Dylan DeWitt: Perceptions of the Everyday





































































Images

Both Sides
Cast paper
11” x 18
2018
Cast paper images of each side of a single sheet of copy paper 

Blank Page
Colored pencil on cut paper
11” x 8.5”
2018

Creases
Scored drawing on bond paper
11” x 8.5”
2018

By Hand
Silverpoint on paper.
14” x 18
2017
Drawing of a sheet of copy paper soiled with fingerprints, drawn at slightly larger scale than an actual human hand.

Spilt
Water and hydrophobic spray on concrete floor, paper cups
22” x 72
2017

Cast Paper
Paper pulp cast into a wrinkled form
8.5” x 11”
2017




Small, Medium, Large Glass
Hand-cut glass
31” x 14
2017
Glass fragments with identical shatter patterns at three sizes.

Cardboard
Carved MDF, paraffin wax
12” x 18
2016

Stutter
Inkjet print on wrinkled paper, site-specific light and shadow
10.5” x 8”
2015
Wrinkled paper printed with the image of the same wrinkles. Each feature is presented twice—once as a three-dimensional structure and once as a printed image. Site-conditioned print intended to be viewed in the same lighting conditions under which it is created.

Rorschach
Inkjet print on wrinkled paper, site-specific light and shadow
10.5” x 8”
2015
Wrinkled paper printed with the image of the same wrinkles. Each feature is presented twice—once as a three-dimensional structure and once as a printed image. Site-conditioned print intended to be viewed in the same lighting conditions under which it is created.

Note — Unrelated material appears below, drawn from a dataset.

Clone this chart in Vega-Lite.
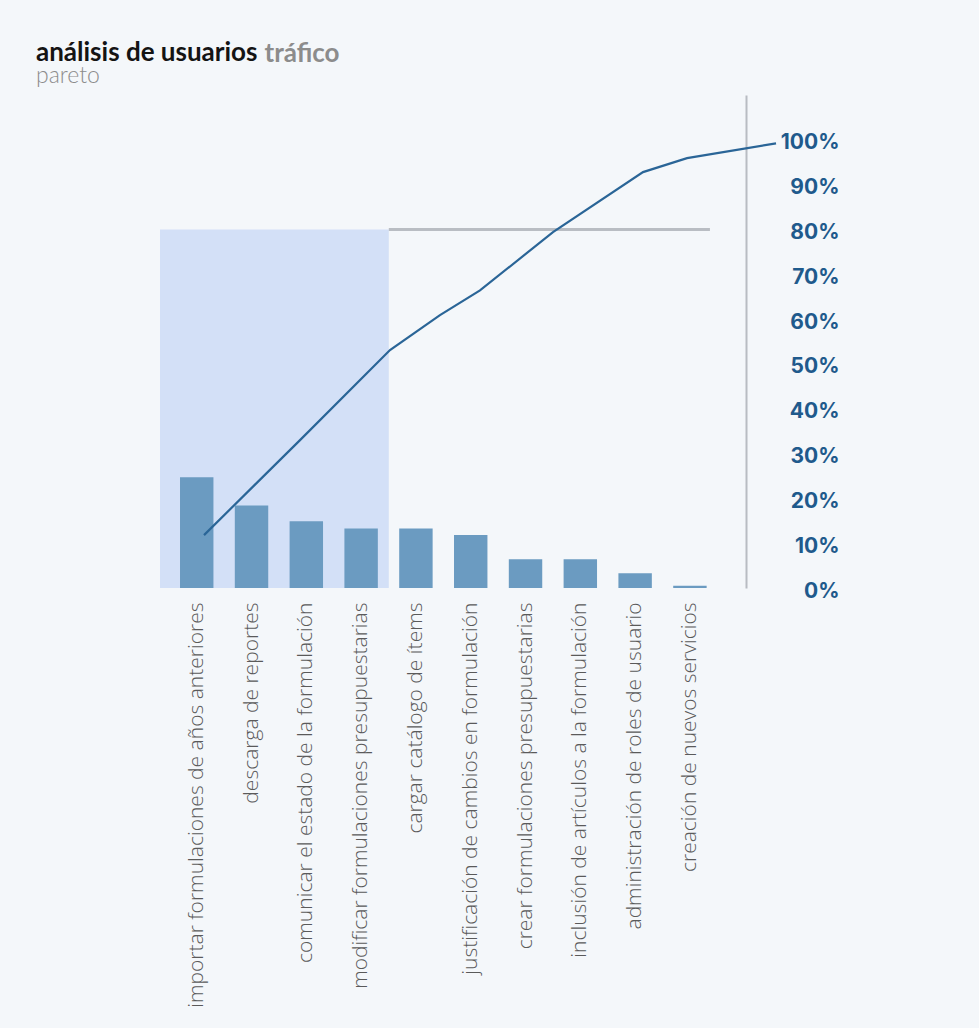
{
  "$schema": "https://vega.github.io/schema/vega-lite/v6.json",
  "width": 586,
  "height": 493,
  "padding": {"left": 36, "top": 40, "right": 150, "bottom": 40},
  "background": "#f4f7fa",
  "config": {"view": {"stroke": null}, "font": "Lato"},
  "title": {
    "text": "análisis de usuarios",
    "subtitle": "pareto",
    "anchor": "start",
    "frame": "group",
    "dx": -124,
    "offset": -48,
    "font": "Lato",
    "fontSize": 26,
    "fontWeight": "bold",
    "color": "#141414",
    "subtitleFont": "Lato",
    "subtitleFontSize": 23,
    "subtitleFontWeight": 300,
    "subtitleColor": "#8c8c8c",
    "subtitlePadding": -1
  },
  "datasets": {
    "usos": [
      {"funcionalidad": "importar formulaciones de años anteriores", "pct": 0.247},
      {"funcionalidad": "descarga de reportes", "pct": 0.184},
      {"funcionalidad": "comunicar el estado de la formulación", "pct": 0.149},
      {"funcionalidad": "modificar formulaciones presupuestarias", "pct": 0.133},
      {"funcionalidad": "cargar catálogo de ítems", "pct": 0.133},
      {"funcionalidad": "justificación de cambios en formulación", "pct": 0.118},
      {"funcionalidad": "crear formulaciones presupuestarias", "pct": 0.064},
      {"funcionalidad": "inclusión de artículos a la formulación", "pct": 0.064},
      {"funcionalidad": "administración de roles de usuario", "pct": 0.033},
      {"funcionalidad": "creación de nuevos servicios", "pct": 0.005}
    ],
    "zona": [{"inicio": 0.325, "fin": 4.5, "pct": 0, "tope": 0.8}],
    "umbral": [{"desde": 4.5, "hasta": 10.36, "pct": 0.8}],
    "acumulado": [
      {"posicion": 1.128, "pct": 0.118},
      {"posicion": 2.88, "pct": 0.33},
      {"posicion": 4.522, "pct": 0.531},
      {"posicion": 5.434, "pct": 0.609},
      {"posicion": 6.164, "pct": 0.664},
      {"posicion": 7.496, "pct": 0.794},
      {"posicion": 9.139, "pct": 0.928},
      {"posicion": 9.942, "pct": 0.959},
      {"posicion": 11.566, "pct": 0.992}
    ]
  },
  "encoding": {
    "y": {
      "field": "pct",
      "type": "quantitative",
      "scale": {"domain": [0, 1.1], "nice": false},
      "axis": {
        "orient": "right",
        "values": [0, 0.1, 0.2, 0.3, 0.4, 0.5, 0.6, 0.7, 0.8, 0.9, 1],
        "format": ".0%",
        "title": null,
        "grid": false,
        "ticks": false,
        "tickSize": 0,
        "domainColor": "#b8bcc2",
        "domainWidth": 2,
        "labelFont": "Inter",
        "labelFontSize": 21,
        "labelFontWeight": "bold",
        "labelColor": "#1f5a8c",
        "labelAlign": "right",
        "labelPadding": 93,
        "labelOffset": 3,
        "labelBaseline": "middle"
      }
    }
  },
  "layer": [
    {
      "data": {"name": "zona"},
      "mark": {"type": "rect", "color": "#d3e0f7"},
      "encoding": {
        "x": {"field": "inicio", "type": "quantitative", "scale": {"domain": [0.325, 11.018], "nice": false, "zero": false}, "axis": null},
        "x2": {"field": "fin"},
        "y2": {"field": "tope"}
      }
    },
    {
      "data": {"name": "usos"},
      "mark": {"type": "bar", "color": "#6b9bc1"},
      "encoding": {
        "x": {
          "field": "funcionalidad",
          "type": "nominal",
          "sort": null,
          "scale": {"paddingInner": 0.39, "paddingOuter": 0.5417, "align": 0.337},
          "axis": {
            "title": null,
            "labelAngle": 270,
            "labelPadding": 14,
            "ticks": false,
            "domain": false,
            "labelFont": "Open Sans",
            "labelFontSize": 21,
            "labelFontWeight": 300,
            "labelColor": "#5a5a5a",
            "labelLimit": 0
          }
        }
      }
    },
    {
      "data": {"name": "umbral"},
      "mark": {"type": "rule", "color": "#b9bdc3", "strokeWidth": 3},
      "encoding": {
        "x": {"field": "desde", "type": "quantitative", "scale": {"domain": [0.325, 11.018], "nice": false, "zero": false}, "axis": null},
        "x2": {"field": "hasta"}
      }
    },
    {
      "data": {"name": "acumulado"},
      "mark": {"type": "line", "color": "#2a6597", "strokeWidth": 2.2},
      "encoding": {
        "x": {
          "field": "posicion",
          "type": "quantitative",
          "scale": {"domain": [0.325, 11.018], "nice": false, "zero": false},
          "axis": {
            "orient": "top",
            "title": "tráfico",
            "labels": false,
            "ticks": false,
            "domain": false,
            "grid": false,
            "titleFont": "Lato",
            "titleFontSize": 26,
            "titleFontWeight": "bold",
            "titleColor": "#8c8c8c",
            "titleAlign": "left",
            "titleAnchor": "start",
            "titleBaseline": "alphabetic",
            "titleX": 104,
            "titleY": -34
          }
        }
      }
    }
  ],
  "resolve": {"scale": {"x": "independent"}, "axis": {"x": "independent"}}
}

These works present themselves as humble items, but reveal themselves instead to be carefully constructed articles. What may appear at first to be the chaotic results of entropy—wrinkles, smears, cracks, spills—are in fact painstakingly ordered images. The game is to let the image remain as physically similar as possible to its humble inspiration while maintaining whatever crucial distinction is necessary to mark it as an intentional creation—a repetition, or a scale shift, or a laborious process, or a medium that typically obeys other rules. Or perhaps no such distinction is present, and the artifact is indeed a mute fragment within a chaotic world.

Each of us is confronted daily with this ambiguity between the incidental and the intentional. In order to navigate the world, we are forced to distinguish that which has significance from that which is simple happenstance. This same ambiguity lends plausible deniability that veils passive-aggressive or malevolent behavior. But it also gives space for playful games of courtship. And allows both the faithful and doubtful to view the same universe and draw their conclusions.

In posing these visual riddles, conundrums with indefinite boundaries, I hope to unsettle viewers’ assumptions about what they’re supposed to see when looking at the world so that we may question the distinctions between artworks and other objects, between messages and coincidences, between images and mute facts.



Bio
Dylan DeWitt investigates the unusual, the everyday, and the puzzling territories in between. His interdisciplinary works aim to provoke heightened perceptual states in viewers. Dylan holds a BFA in Illustration from the Rhode Island School of Design, and an MFA in Painting and Printmaking from Yale University. Recent exhibitions include Lines of Thought at CICA Museum in Gimpo, South Korea, Interrupted at Mint Gallery in Atlanta, Drawing Discourse at the Cooke Gallery in Asheville, NC, The Contemporary Print at Flatbed Press in Austin, and Paradox at Spark Gallery in Denver. His work also appears in New American Paintings #136. Dylan taught at the Rhode Island School of Design before joining the faculty at the University of Arkansas School of Art, where he is currently Clinical Assistant Professor of Drawing.